[R-sig-hpc] difficulty spawning Rslaves
rdiaz02 at gmail.com
Wed Dec 30 12:02:08 CET 2009
This might not provide any useful info, but just in case: when running
Rmpi, a bunch of log files are temporarily created in the current
working directory. Sometimes, they contain a little bit more info than
"process in local group is dead".
And a couple of other checks:
1. After installing release 7.1.2, you of course recompiled Rmpi
against the new versions?
2. Before running R, do your usual lamboot routine and then:
2.1. lamexec C hostname
2.2 tping C N -c 2 (or anyother number after -c)
3. Inisde Rmpi, why do you use mpi.comm.free instead of just
mpi.close.Rslaves? For me, for instance, the following works reliably:
mpi.spawn.Rslaves(nslaves = 1)
mpi.spawn.Rslaves(nslaves = 4)
On Tue, Dec 29, 2009 at 3:37 PM, Allan Strand <stranda at cofc.edu> wrote:
> Thanks Dirk and Ramon.
> I tried Lam 7.1.2 and am still seeing the same type of behavior. Still
> searching for a solution, and will report back.

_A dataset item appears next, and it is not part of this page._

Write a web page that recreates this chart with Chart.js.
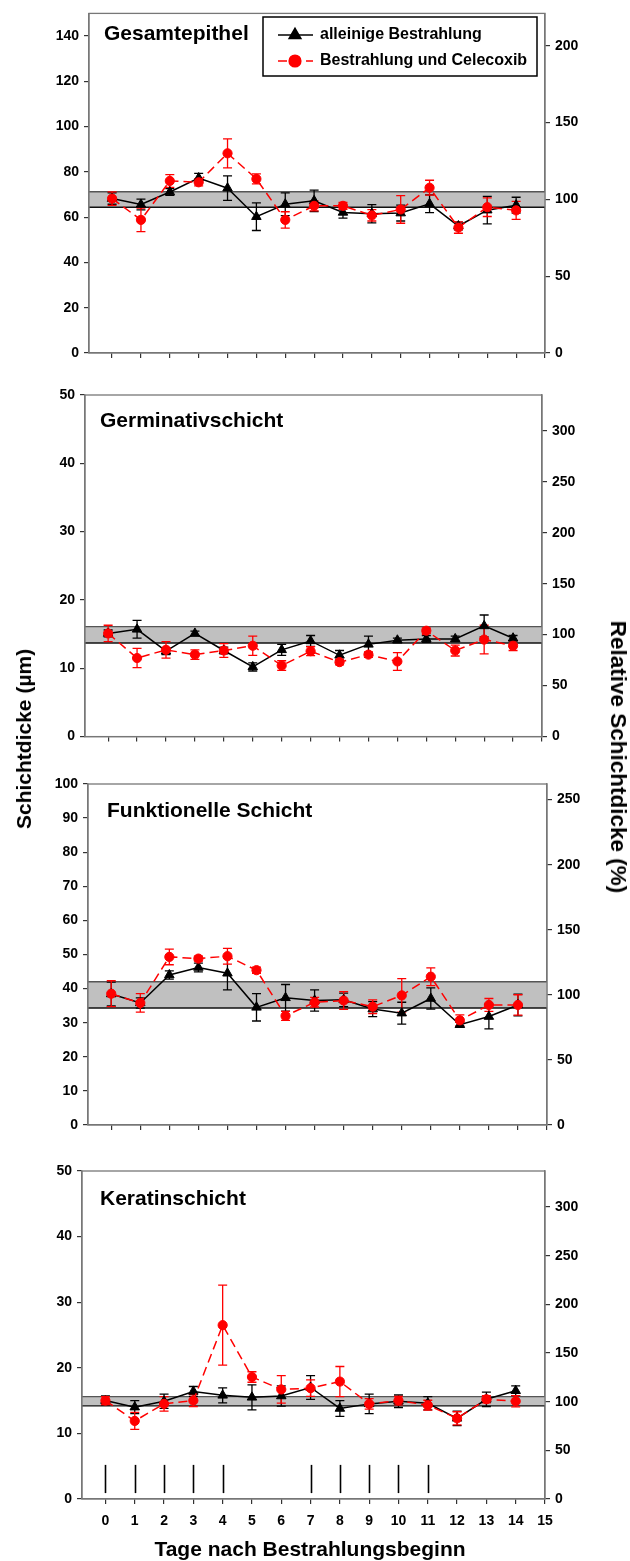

> On 12/28/2009 12:28 PM, Ramon Diaz-Uriarte wrote:
>> More along Dirk's comments: we currently have two clusters using LAM,
>> both Debian systems, one using v. 7.1.2 of LAM's release and the other
>> 7.1.1. In a current Ubuntu-based laptop, things are working with
>> release 7.1.2.
>> On Mon, Dec 28, 2009 at 5:14 PM, Dirk Eddelbuettel<edd at debian.org> wrote:
>>> On 23 December 2009 at 16:05, Allan Strand wrote:
>>> | My setup is on a cluster running 64bit FC. I have recently broken my
>>> | install Rmpi (and hence snow) by upgrading some very old versions of R,
>>> | lam/mpi, Rmpi, and snow (currently installed versions listed at the
>>> | bottom of this email). No doubt this is a problem with my Rmpi
>>> | but I'm having trouble seeing it.
>>> | I cannot seem to spawn more than a single slave (which is spawned on
>>> | master node)
>>> | e.g.:
>>> |> mpi.spawn.Rslaves(comm=1,nslaves=1)
>>> | 1 slaves are spawned successfully. 0 failed.
>>> | master (rank 0, comm 1) of size 2 is running on: node0
>>> | slave1 (rank 1, comm 1) of size 2 is running on: node0
>>> |> mpi.comm.free(comm=1)
>>> |  1
>>> |> mpi.spawn.Rslaves(comm=1,nslaves=2)
>>> | 2 slaves are spawned successfully. 0 failed.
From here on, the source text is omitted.